● Directions for this task: Leaving out every picture, retype the lines below from the top through the one that contains "var chart = echarts.init(document.getElementById('main'));".

● Source material:
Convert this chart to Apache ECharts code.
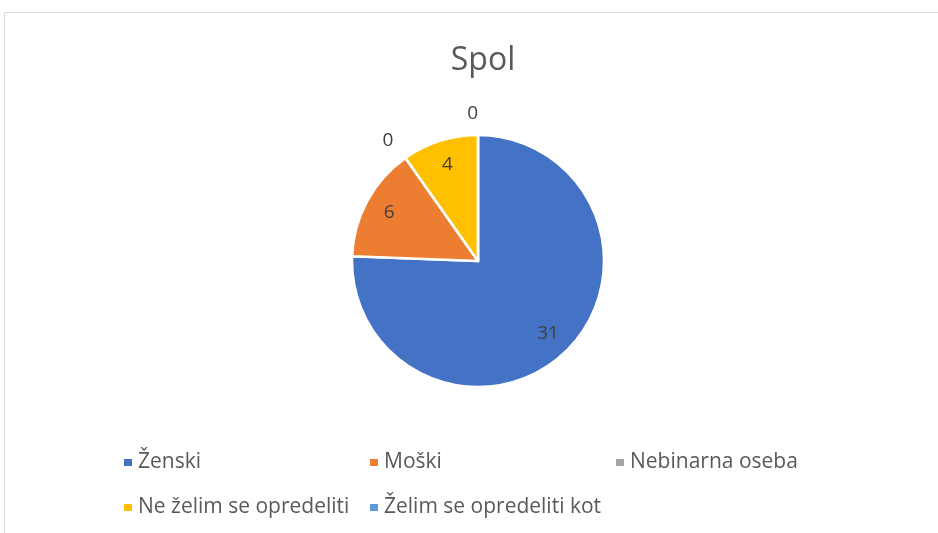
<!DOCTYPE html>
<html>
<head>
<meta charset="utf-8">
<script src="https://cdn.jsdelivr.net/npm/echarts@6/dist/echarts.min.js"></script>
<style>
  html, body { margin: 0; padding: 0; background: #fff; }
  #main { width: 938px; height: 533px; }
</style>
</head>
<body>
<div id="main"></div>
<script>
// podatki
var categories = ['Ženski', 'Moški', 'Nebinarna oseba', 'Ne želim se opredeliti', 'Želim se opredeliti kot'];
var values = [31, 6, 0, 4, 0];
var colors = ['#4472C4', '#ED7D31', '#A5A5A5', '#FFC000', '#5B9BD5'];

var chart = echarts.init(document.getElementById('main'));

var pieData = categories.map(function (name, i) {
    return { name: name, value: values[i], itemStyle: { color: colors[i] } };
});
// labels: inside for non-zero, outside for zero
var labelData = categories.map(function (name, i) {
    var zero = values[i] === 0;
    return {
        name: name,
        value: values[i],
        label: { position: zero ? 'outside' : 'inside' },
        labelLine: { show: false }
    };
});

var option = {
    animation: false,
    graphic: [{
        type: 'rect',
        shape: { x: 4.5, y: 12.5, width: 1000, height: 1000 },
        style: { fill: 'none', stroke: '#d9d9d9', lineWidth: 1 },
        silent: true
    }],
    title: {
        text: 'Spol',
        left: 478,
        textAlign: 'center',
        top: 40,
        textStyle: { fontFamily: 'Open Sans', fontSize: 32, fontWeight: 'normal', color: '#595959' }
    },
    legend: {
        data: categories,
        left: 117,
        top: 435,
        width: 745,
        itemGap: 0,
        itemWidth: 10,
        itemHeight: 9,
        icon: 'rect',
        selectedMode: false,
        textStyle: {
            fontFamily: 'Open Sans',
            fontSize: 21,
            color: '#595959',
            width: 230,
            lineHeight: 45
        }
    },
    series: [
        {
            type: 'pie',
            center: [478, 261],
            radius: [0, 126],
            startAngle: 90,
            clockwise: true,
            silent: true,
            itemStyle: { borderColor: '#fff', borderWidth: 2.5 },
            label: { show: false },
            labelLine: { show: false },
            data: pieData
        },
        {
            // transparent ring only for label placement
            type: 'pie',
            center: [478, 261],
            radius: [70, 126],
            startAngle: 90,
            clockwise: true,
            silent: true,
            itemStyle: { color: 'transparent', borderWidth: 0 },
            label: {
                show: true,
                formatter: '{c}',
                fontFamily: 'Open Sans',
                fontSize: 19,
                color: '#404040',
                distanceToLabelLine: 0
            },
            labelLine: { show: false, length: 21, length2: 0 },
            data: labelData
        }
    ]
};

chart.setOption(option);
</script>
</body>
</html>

● Written response:
Convert this chart to Apache ECharts code.
<!DOCTYPE html>
<html>
<head>
<meta charset="utf-8">
<script src="https://cdn.jsdelivr.net/npm/echarts@6/dist/echarts.min.js"></script>
<style>
  html, body { margin: 0; padding: 0; background: #fff; }
  #main { width: 938px; height: 533px; }
</style>
</head>
<body>
<div id="main"></div>
<script>
// podatki
var categories = ['Ženski', 'Moški', 'Nebinarna oseba', 'Ne želim se opredeliti', 'Želim se opredeliti kot'];
var values = [31, 6, 0, 4, 0];
var colors = ['#4472C4', '#ED7D31', '#A5A5A5', '#FFC000', '#5B9BD5'];

var chart = echarts.init(document.getElementById('main'));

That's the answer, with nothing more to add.